Before coming home drunk and attacking his partner in a house where three children were present, Boal consumed half of a 40oz bottle of vodka, Diazepam and Lyrica.
Despite mimimising his role in the attack by initially claiming he was acting in self-defence, Boal has expressed remorse for his actions, and appeared upset when he was shown photographs of her injuries whilst in custody.
The court heard that Boal is no longer in a relationship with the woman he attacked.
During today’s sentencing, Judge Smyth said that after returning to their Glenrosa Street home, he kicked her twice before punching her.
As she lay on the ground, Boal then stamped on her face three times, leaving a mark on her face from his shoe. The woman’s glasses were also broken during the attack.
She managed to flee across the road to a neighbour’s house, but she was followed by Boal who proceeded to punch the neighbour in the face several times.
When police arrived at the scene, they located Boal back in his own house and concealing a small knife under his armpit.

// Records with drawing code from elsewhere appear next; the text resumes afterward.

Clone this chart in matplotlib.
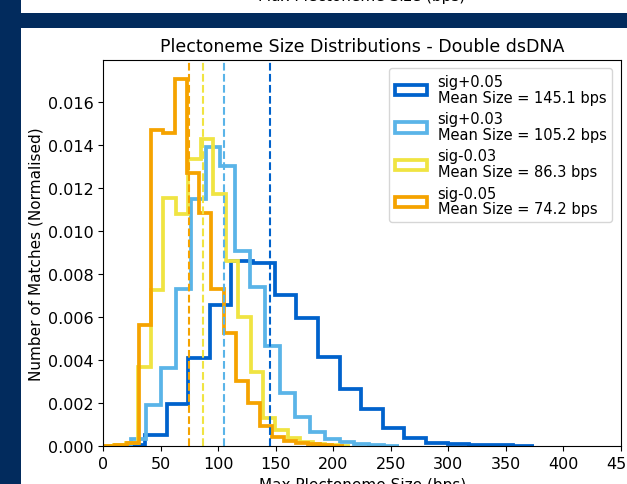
import numpy as np
import matplotlib
matplotlib.use("Agg")
import matplotlib.pyplot as plt
from matplotlib.patches import Rectangle

# ---------------- data ----------------
labels = ["sig+0.05", "sig+0.03", "sig-0.03", "sig-0.05"]
mean_sizes = [145.1, 105.2, 86.3, 74.2]

# histogram ranges (min, max of each data set; 20 bins each)
range_p05 = (-1.4, 374.6)
range_p03 = (-1.7, 257.1)
range_m03 = (-1.9, 214.6)
range_m05 = (0.0, 209.0)

# normalised bin heights (density)
dens_p05 = [0.00002, 0.00004, 0.00053, 0.00198, 0.00408, 0.00656, 0.00860, 0.00850,
            0.00704, 0.00594, 0.00417, 0.00268, 0.00172, 0.00087, 0.00040, 0.00015,
            0.00010, 0.00008, 0.00004, 0.00003]
dens_p03 = [0.00002, 0.00005, 0.00033, 0.00190, 0.00365, 0.00730, 0.01147, 0.01390,
            0.01300, 0.00908, 0.00738, 0.00467, 0.00248, 0.00135, 0.00067, 0.00033,
            0.00020, 0.00010, 0.00006, 0.00003]
dens_m03 = [0.00002, 0.00005, 0.00015, 0.00370, 0.00727, 0.01152, 0.01079, 0.01335,
            0.01428, 0.01172, 0.00862, 0.00603, 0.00343, 0.00130, 0.00075, 0.00040,
            0.00020, 0.00010, 0.00006, 0.00003]
dens_m05 = [0.00003, 0.00005, 0.00014, 0.00564, 0.01471, 0.01456, 0.01707, 0.01268,
            0.01084, 0.00730, 0.00526, 0.00304, 0.00203, 0.00094, 0.00045, 0.00025,
            0.00014, 0.00010, 0.00005, 0.00003]

ranges = [range_p05, range_p03, range_m03, range_m05]
densities = [dens_p05, dens_p03, dens_m03, dens_m05]
colors = ["#0062CC", "#5AB4E8", "#F0E442", "#F5A300"]

x_ticks = [0, 50, 100, 150, 200, 250, 300, 350, 400, 450]
y_ticks = [0.000, 0.002, 0.004, 0.006, 0.008, 0.010, 0.012, 0.014, 0.016]

# ---------------- figure ----------------
W, H = 627, 485
navy = "#022b5d"
fig = plt.figure(figsize=(W / 100, H / 100), dpi=100, facecolor=navy)

# white panels (slide look)
fig.patches.append(Rectangle((20.5 / W, 0), 1, (H - 29) / H, transform=fig.transFigure,
                             facecolor="white", edgecolor="none", zorder=-5))
fig.patches.append(Rectangle((20.5 / W, 1 - 14 / H), 1, 14 / H, transform=fig.transFigure,
                             facecolor="white", edgecolor="none", zorder=-5))
fig.text(362 / W, 1 - 1.5 / H, "Max Plectoneme Size (bps)", ha="center", va="baseline",
         fontsize=11, color="black", zorder=5)

ax = fig.add_axes([103.3 / W, 1 - 447.3 / H, (621 - 103.3) / W, (447.3 - 60.5) / H])
ax.set_zorder(2)

for lab, m, rng, dens, c in zip(labels, mean_sizes, ranges, densities, colors):
    edges = np.linspace(rng[0], rng[1], len(dens) + 1)
    ax.hist(edges[:-1], bins=edges, weights=dens, histtype="step", lw=2.7, color=c,
            label=f"{lab}\nMean Size = {m} bps")

for m, c in zip(mean_sizes, colors):
    ax.axvline(m, color=c, ls="--", lw=1.5)

ax.set_xlim(0, 450)
ax.set_ylim(0, 0.01797)
ax.set_xticks(x_ticks)
ax.set_yticks(y_ticks)
ax.tick_params(labelsize=11.5)
ax.set_title("Plectoneme Size Distributions - Double dsDNA", fontsize=12.5, pad=6)
ax.set_xlabel("Max Plectoneme Size (bps)", fontsize=11)
ax.set_ylabel("Number of Matches (Normalised)", fontsize=11, labelpad=3)
leg = ax.legend(loc="upper right", fontsize=10.5, handlelength=2.2, borderaxespad=0.6,
                labelspacing=0.45, handletextpad=0.7)
for t in leg.get_texts():
    t.set_linespacing(1.05)

fig.savefig("out.png", dpi=100, facecolor=navy)
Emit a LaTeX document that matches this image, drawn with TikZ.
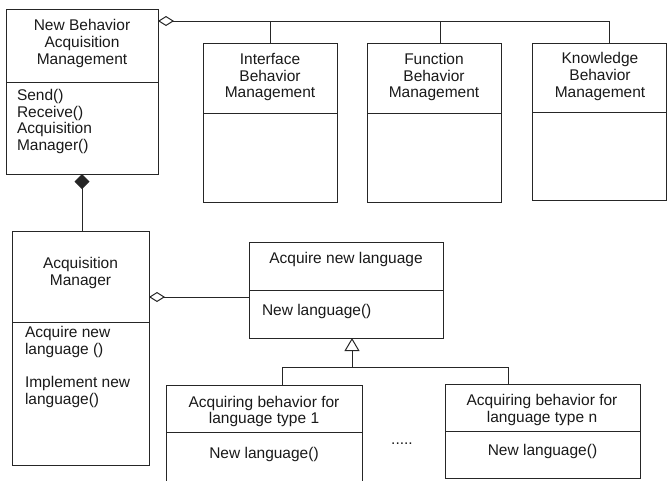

He was arrested and during interview, he admitted punching his neighbour. And while he accepted he had attacked his partner, he initially denied stamping on her face and claimed he was acting in self-defence.
He later told officers that when she fell he kicked out, making the case he didn’t mean to kick her in the face.
Telling Boal “you have a problem with your temper”, Judge Smyth pointed out he had a prior conviction for a similar offence.
She also told Boal that while she accepted his Asperger’s had an impact on his culpability and made him less aware of the consequences of his actions, it was however his “voluntary” decision to abuse drink and drugs.